Non oltre la superficie

Non convince proprio invece l’attesissimo ‘Kontinental ’25’ di Radu Jude, una storia macabra ambientata in un crocevia del mondo qual è Cluj in Transilvania. L’inizio è folgorante e promettente: vediamo un vagabondo senza tetto raccogliere immondizie in un parco tematico in cui i dinosauri si muovono e lanciano urla, poi lo vediamo chiedere elemosina per strada e infine ritirarsi in un fetido scantinato dove si mette a dormire. Viene svegliato d’improvviso dalla voce potente di Orsolya (una brava Eszter Tompa), l’ufficiale giudiziario che con la polizia deve eseguire lo sfratto; l’uomo chiede pochi minuti per liberare lo spazio, gli vengono concessi e lui si impicca al termosifone.
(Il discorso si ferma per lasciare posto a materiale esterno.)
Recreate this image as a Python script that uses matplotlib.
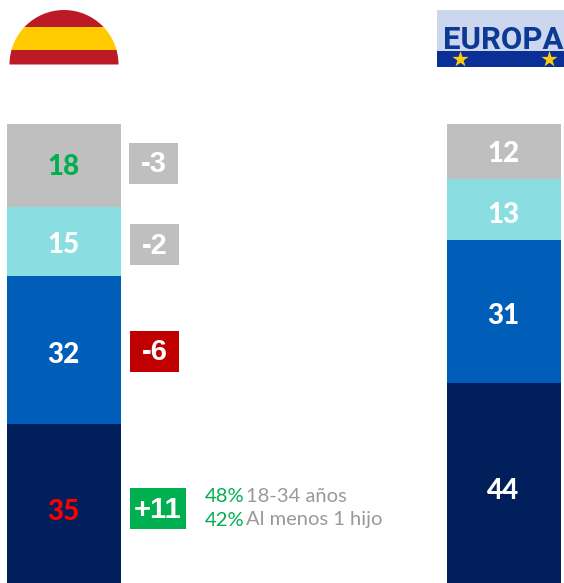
import matplotlib
matplotlib.use("Agg")
import matplotlib.pyplot as plt
from matplotlib.patches import Rectangle, Wedge

W, H = 564, 583
segments = ["Gris", "Turquesa", "Azul", "Marino"]
spain = [18, 15, 32, 35]
europe = [12, 13, 31, 44]
deltas = ["-3", "-2", "-6", "+11"]
colors = ["#BFBFBF", "#8ADDE0", "#005EB8", "#001F5B"]
delta_colors = ["#BFBFBF", "#BFBFBF", "#C00000", "#00B050"]
spain_label_colors = ["#00B050", "#FFFFFF", "#FFFFFF", "#FF0000"]
europe_label_colors = ["#FFFFFF", "#FFFFFF", "#FFFFFF", "#FFFFFF"]
note_pct = ["48%", "42%"]
note_txt = ["18-34 años", "Al menos 1 hijo"]

fig = plt.figure(figsize=(W / 100, H / 100), dpi=100, facecolor="white")
px = fig.add_axes([0, 0, 1, 1])
px.set_xlim(0, W); px.set_ylim(H, 0); px.axis("off")

scale = 4.62
zero_px = 586
ax = fig.add_axes([0, 0, 1, 1], facecolor="none")
ax.set_xlim(0, W)
ax.set_ylim((zero_px - H) / scale, zero_px / scale)
ax.axis("off")

def stack(values, x0, width, label_cols, nudges):
    top = sum(values)
    for v, c, lc, dy in zip(values, colors, label_cols, nudges):
        ax.bar(x0 + width / 2, v, width=width, bottom=top - v, color=c, linewidth=0)
        ax.annotate(str(v), (x0 + width / 2, top - v / 2), xytext=(-1 / 1.39, -dy * 0.72),
                    textcoords="offset points", ha="center", va="center",
                    color=lc, fontsize=20, fontweight="black", family="Lato")
        top -= v

stack(spain, 7, 114, spain_label_colors, [1, 3, 5, 7])
stack(europe, 447, 114, europe_label_colors, [2, 6, 5, 7])

boxes = [(129, 143, 49, 41), (130, 224, 49, 41), (130, 331, 49, 41), (130, 488, 56, 41)]
for (x, y, w, h), d, c in zip(boxes, deltas, delta_colors):
    px.add_patch(Rectangle((x, y), w, h, color=c, linewidth=0))
    px.text(x + w / 2, y + h / 2 + 1, d, ha="center", va="center", color="white",
            fontsize=21, fontweight="bold", family="Liberation Sans")

for i, yy in enumerate([497, 520]):
    px.text(205, yy, note_pct[i], color="#00B050", fontsize=14.5, va="center", family="Lato")
    px.text(246, yy, note_txt[i], color="#999999", fontsize=14.5, va="center", family="Lato")

disc = Wedge((64, 64.5), 54.5, 180, 360, facecolor="none", edgecolor="none")
px.add_patch(disc)
for y, h, c in [(9, 18, "#BC1A25"), (27, 23, "#FFCB00"), (50, 15, "#BC1A25")]:
    r = Rectangle((8, y), 112, h, color=c, linewidth=0)
    px.add_patch(r)
    r.set_clip_path(disc)

px.add_patch(Rectangle((437, 10), 127, 41, color="#CDD6EF", linewidth=0))
px.add_patch(Rectangle((437, 51), 127, 16, color="#0A2F96", linewidth=0))
px.text(443, 49, "EUROPA", color="#0B3A94", fontsize=22.4, fontweight="bold",
        family="Roboto", ha="left", va="baseline")
px.scatter([460, 549], [59, 59], marker="*", s=150, color="#FFC90E", linewidths=0, zorder=5)

fig.savefig("out.png", dpi=100)
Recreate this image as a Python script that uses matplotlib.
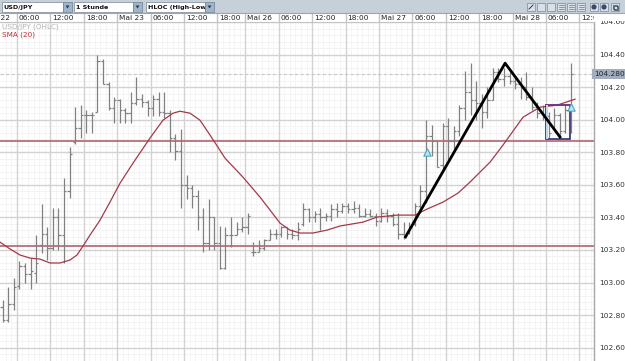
import numpy as np
import matplotlib
matplotlib.use("Agg")
import matplotlib.pyplot as plt
from matplotlib.patches import Rectangle, Polygon
from matplotlib.transforms import Bbox, TransformedBbox

# USD/JPY, 1 Stunde, HLOC bars
bar_open = [102.85, 102.77, 102.87, 102.98, 103.10, 103.05, 103.06, 103.23, 103.30, 103.21,
            103.40, 103.29, 103.56, 103.86, 103.95, 104.03, 104.03, 104.05, 104.36, 104.22,
            104.07, 104.12, 104.06, 104.04, 104.10, 104.13, 104.11, 104.07, 104.13, 104.05,
            104.04, 103.89, 103.81, 103.60, 103.58, 103.53, 103.40, 103.24, 103.40, 103.24,
            103.09, 103.29, 103.29, 103.33, 103.34, 103.19, 103.19, 103.21, 103.26, 103.30,
            103.30, 103.34, 103.30, 103.29, 103.36, 103.45, 103.40, 103.42, 103.40, 103.41,
            103.45, 103.44, 103.47, 103.45, 103.46, 103.41, 103.42, 103.41, 103.38, 103.43,
            103.41, 103.36, 103.30, 103.31, 103.36, 103.47, 103.56, 103.90, 103.87, 103.72,
            103.96, 103.87, 103.93, 104.07, 104.17, 104.12, 104.10, 104.05, 104.12, 104.29,
            104.25, 104.27, 104.24, 104.22, 104.20, 104.14, 104.08, 104.04, 104.02, 103.95,
            104.03, 103.93, 104.06]
bar_high = [102.89, 102.97, 103.03, 103.13, 103.12, 103.15, 103.29, 103.48, 103.34, 103.46,
            103.46, 103.64, 103.83, 104.08, 104.09, 104.06, 104.05, 104.40, 104.37, 104.23,
            104.14, 104.13, 104.07, 104.17, 104.26, 104.16, 104.12, 104.15, 104.17, 104.17,
            104.06, 103.91, 103.94, 103.66, 103.60, 103.57, 103.46, 103.51, 103.40, 103.35,
            103.34, 103.40, 103.37, 103.40, 103.43, 103.25, 103.26, 103.27, 103.33, 103.33,
            103.35, 103.34, 103.33, 103.37, 103.49, 103.46, 103.44, 103.46, 103.43, 103.48,
            103.49, 103.49, 103.49, 103.50, 103.48, 103.46, 103.45, 103.43, 103.46, 103.45,
            103.43, 103.43, 103.37, 103.37, 103.49, 103.60, 104.00, 103.97, 103.87, 103.98,
            104.01, 103.96, 104.09, 104.30, 104.35, 104.24, 104.16, 104.20, 104.32, 104.32,
            104.32, 104.29, 104.27, 104.26, 104.29, 104.20, 104.11, 104.09, 104.05, 104.07,
            104.04, 104.09, 104.35]
bar_low = [102.76, 102.76, 102.83, 102.96, 103.00, 102.96, 103.00, 103.18, 103.14, 103.20,
           103.20, 103.12, 103.52, 103.85, 103.89, 103.92, 103.92, 104.05, 104.22, 104.06,
           103.98, 103.98, 103.98, 103.98, 104.09, 104.08, 104.02, 104.02, 104.02, 104.01,
           103.80, 103.75, 103.46, 103.51, 103.46, 103.32, 103.19, 103.20, 103.20, 103.08,
           103.08, 103.22, 103.29, 103.31, 103.30, 103.16, 103.19, 103.20, 103.26, 103.27,
           103.28, 103.27, 103.27, 103.26, 103.35, 103.37, 103.37, 103.32, 103.38, 103.38,
           103.40, 103.43, 103.43, 103.43, 103.40, 103.40, 103.40, 103.35, 103.37, 103.37,
           103.35, 103.27, 103.27, 103.30, 103.35, 103.43, 103.49, 103.78, 103.71, 103.70,
           103.75, 103.82, 103.90, 104.00, 104.03, 104.00, 103.95, 104.01, 104.12, 104.23,
           104.21, 104.22, 104.19, 104.13, 104.12, 104.06, 104.01, 104.00, 103.89, 103.94,
           103.89, 103.92, 103.92]
bar_close = [102.77, 102.87, 102.97, 103.10, 103.05, 103.07, 103.12, 103.30, 103.21, 103.40,
             103.29, 103.56, 103.79, 103.95, 104.03, 104.03, 104.03, 104.36, 104.22, 104.07,
             104.12, 104.06, 104.04, 104.10, 104.13, 104.11, 104.07, 104.13, 104.05, 104.04,
             103.89, 103.81, 103.60, 103.58, 103.53, 103.40, 103.24, 103.40, 103.24, 103.09,
             103.29, 103.29, 103.33, 103.34, 103.41, 103.19, 103.21, 103.26, 103.30, 103.30,
             103.34, 103.30, 103.29, 103.33, 103.45, 103.40, 103.42, 103.40, 103.41, 103.45,
             103.44, 103.47, 103.45, 103.46, 103.41, 103.42, 103.41, 103.38, 103.43, 103.41,
             103.36, 103.30, 103.28, 103.34, 103.47, 103.56, 103.90, 103.87, 103.71, 103.96,
             103.87, 103.93, 104.07, 104.17, 104.12, 104.10, 104.05, 104.12, 104.29, 104.25,
             104.27, 104.24, 104.22, 104.20, 104.14, 104.08, 104.04, 104.02, 103.92, 104.03,
             103.93, 104.06, 104.28]

# SMA (20): (bar index, price)
sma_idx = [-0.48, 1.31, 3.11, 4.90, 6.70, 8.49, 10.29, 12.08, 13.34, 14.42, 15.67, 17.47,
           19.26, 21.06, 23.39, 26.44, 28.78, 30.57, 31.83, 33.63, 35.42, 37.58, 39.91,
           43.14, 46.19, 47.99, 49.78, 51.58, 53.38, 55.71, 58.22, 60.56, 64.69, 67.20,
           70.79, 74.02, 76.18, 79.05, 81.74, 83.90, 87.49, 89.82, 93.41, 96.46, 99.51, 102.75]
sma_val = [103.248, 103.206, 103.169, 103.150, 103.144, 103.120, 103.120, 103.138, 103.169,
           103.224, 103.291, 103.383, 103.494, 103.610, 103.733, 103.887, 103.997, 104.040,
           104.052, 104.040, 103.997, 103.887, 103.764, 103.647, 103.525, 103.445, 103.365,
           103.322, 103.304, 103.304, 103.322, 103.347, 103.371, 103.402, 103.414, 103.414,
           103.451, 103.494, 103.549, 103.617, 103.739, 103.844, 104.015, 104.077, 104.089,
           104.126]

# drawings on the chart
hlines = [103.868, 103.224]
trend_idx = [72.2, 90.2, 100.2]
trend_px = [103.273, 104.347, 103.887]
box_idx = (97.5, 101.85)
box_px = (103.880, 104.089)
marker_idx = [76.2, 102.1]
marker_px = [103.80, 104.077]

# time axis
tick_hours = [-4, 2, 8, 14, 20, 26, 32, 38, 43, 49, 55, 61, 67, 73, 79, 85, 91, 97, 103]
tick_labels = ["Mai 22", "06:00", "12:00", "18:00", "Mai 23", "06:00", "12:00", "18:00",
               "Mai 26", "06:00", "12:00", "18:00", "Mai 27", "06:00", "12:00", "18:00",
               "Mai 28", "06:00", "12:00"]
price_ticks = [102.6, 102.8, 103.0, 103.2, 103.4, 103.6, 103.8, 104.0, 104.2, 104.4, 104.6]

W, H = 625, 361
fig = plt.figure(figsize=(W / 100, H / 100), dpi=100)
fig.patch.set_facecolor("white")

XL = (-0.485, 106.16)
YL = (102.518, 104.598)
ax = fig.add_axes([0, 0, 594 / W, (H - 22) / H])
ax.set_xlim(*XL)
ax.set_ylim(*YL)
ax.set_facecolor("white")

# grid
for p in np.arange(102.52, 104.6, 0.04):
    ax.axhline(p, color="#efefef", lw=0.5, zorder=0)
for h in np.arange(0, 107, 1):
    ax.axvline(h + 0.55, color="#f2f2f2", lw=0.5, zorder=0)
for p in price_ticks:
    ax.axhline(p, color="#d2d2d2", lw=1.0, zorder=1)
for t in tick_hours:
    ax.axvline(t + 0.55, color="#d2d2d2", lw=1.0, zorder=1)

# current price line
last = bar_close[-1]
ax.axhline(last, color="#c8c8d0", lw=0.8, ls=(0, (3, 2)), zorder=1)

# horizontal lines
for p in hlines:
    ax.axhline(p, color="#b4707c", lw=1.3, zorder=2)

# HLOC bars
xs = np.arange(len(bar_open))
ax.vlines(xs, bar_low, bar_high, color="#808080", lw=0.9, zorder=3)
ax.hlines(bar_open, xs - 0.42, xs, color="#808080", lw=0.9, zorder=3)
ax.hlines(bar_close, xs, xs + 0.42, color="#808080", lw=0.9, zorder=3)

# SMA
ax.plot(sma_idx, sma_val, color="#a33a48", lw=0.9, zorder=4)

# trend lines, box, markers
ax.plot(trend_idx, trend_px, color="black", lw=2.0, zorder=6, solid_capstyle="butt")
ax.add_patch(Rectangle((box_idx[0], box_px[0]), box_idx[1] - box_idx[0], box_px[1] - box_px[0],
                       fill=False, ec="#2e2c6e", lw=1.2, zorder=5))
ax.plot([box_idx[0], box_idx[1]], [box_px[1], box_px[1]], color="#7a3a8a", lw=1.2, zorder=5)
ax.add_patch(Rectangle((box_idx[0], box_px[0]), 0.35, box_px[1] - box_px[0],
                       fc="#b8d8f0", ec="none", zorder=5))
ax.scatter(marker_idx, marker_px, marker="^", s=28, fc="#bfe6ee", ec="#4aa6c2", lw=0.8, zorder=7)

# legend text
ax.text(2 / 594, 1 - 5 / 339, "USD/JPY (OHLC)", transform=ax.transAxes, fontsize=5.2,
        color="#b4b4b4", va="center", ha="left", zorder=8)
ax.text(2 / 594, 1 - 13 / 339, "SMA (20)", transform=ax.transAxes, fontsize=5.2,
        color="#c0303a", va="center", ha="left", zorder=8)

# right price axis
ax.yaxis.tick_right()
ax.set_yticks(price_ticks)
ax.set_yticklabels(["%.2f" % p for p in price_ticks])
ax.tick_params(axis="y", length=0, pad=4, labelsize=5.3, labelcolor="#333333")
ax.set_xticks([])
for s in ["top", "left", "bottom"]:
    ax.spines[s].set_visible(False)
ax.spines["right"].set_color("#a8a8a8")
ax.spines["right"].set_linewidth(1.0)

ax.text(1.0, last, "%.3f" % last, transform=ax.get_yaxis_transform(), fontsize=5.3,
        color="#1c2440", va="center", ha="left", zorder=9, clip_on=False,
        bbox=dict(boxstyle="square,pad=0.25", fc="#a4adbb", ec="none"))

# time row
tx = fig.add_axes([0, (H - 22) / H, 594 / W, 9 / H])
tx.set_xlim(*XL)
tx.set_ylim(0, 1)
tx.set_facecolor("white")
for t, lab in zip(tick_hours, tick_labels):
    tx.axvline(t + 0.55, color="#c4c4c4", lw=1.0)
    tx.text(t + 0.9, 0.45, lab, fontsize=5.3, color="#222222", va="center", ha="left",
            clip_on=True)
tx.set_xticks([])
tx.set_yticks([])
for s in tx.spines.values():
    s.set_visible(False)

# toolbar overlay in pixel units
ov = fig.add_axes([0, 0, 1, 1])
ov.set_xlim(0, W)
ov.set_ylim(H, 0)
ov.axis("off")
ov.patch.set_alpha(0)
ov.add_patch(Rectangle((0, 0), W, 13, fc="#c5d0d8", ec="none"))
ov.add_patch(Rectangle((594, 13), 31, 8, fc="white", ec="none"))
ov.plot([0, W], [13, 13], color="#9aa6b0", lw=0.8)
ov.plot([0, 594], [22, 22], color="#c4c4c4", lw=0.8)

for x0, x1, lab in [(2, 63, "USD/JPY"), (74, 133, "1 Stunde"), (146, 205, "HLOC (High-Low-Op")]:
    ov.add_patch(Rectangle((x0, 2), x1 - x0, 10, fc="white", ec="#8a96a2", lw=0.6))
    ov.add_patch(Rectangle((x1, 2), 9, 10, fc="#9fb6ca", ec="#7a8a9a", lw=0.6))
    ov.add_patch(Polygon([(x1 + 2.5, 5.5), (x1 + 6.5, 5.5), (x1 + 4.5, 8.5)], closed=True,
                         fc="#2a3a5a", ec="none"))
    t = ov.text(x0 + 1.5, 7.2, lab, fontsize=4.6, color="#111111", va="center", ha="left",
                fontweight="semibold", clip_on=True)
    t.set_clip_box(TransformedBbox(Bbox([[x0, 2], [x1 - 0.5, 12]]), ov.transData))

for x0 in [527, 537, 547, 557, 567, 577, 590, 600, 611]:
    ov.add_patch(Rectangle((x0, 3), 8, 8, fc="#d8e0e8", ec="#7a8898", lw=0.5))
ov.plot([529, 533], [9, 5], color="#2a3a5a", lw=0.7)
for x0 in [557, 567, 577]:
    for yy in [5, 7, 9]:
        ov.plot([x0 + 1.5, x0 + 6.5], [yy, yy], color="#4a5a7a", lw=0.4)
for x0 in [590, 600]:
    ov.add_patch(plt.Circle((x0 + 4, 7), 2.6, fc="#3a4a6a", ec="none"))
ov.add_patch(Rectangle((612.5, 4.5), 4, 4, fc="none", ec="#2a3a5a", lw=0.5))
ov.add_patch(Rectangle((614, 6), 4, 4, fc="none", ec="#2a3a5a", lw=0.5))

fig.savefig("out.png", dpi=100)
Torna l’ufficiale con il suo seguito e lo trova morto. Orsolya si sente colpevole e il film segue il suo cammino alla ricerca di redenzione. La pochezza del film, anche tecnicamente, spaventa. Radu Jude non è riuscito a colorare un’opera che è restata in superficie, stancamente. Peccato. E oggi gli ultimi film: in concorso c’è anche la Svizzera.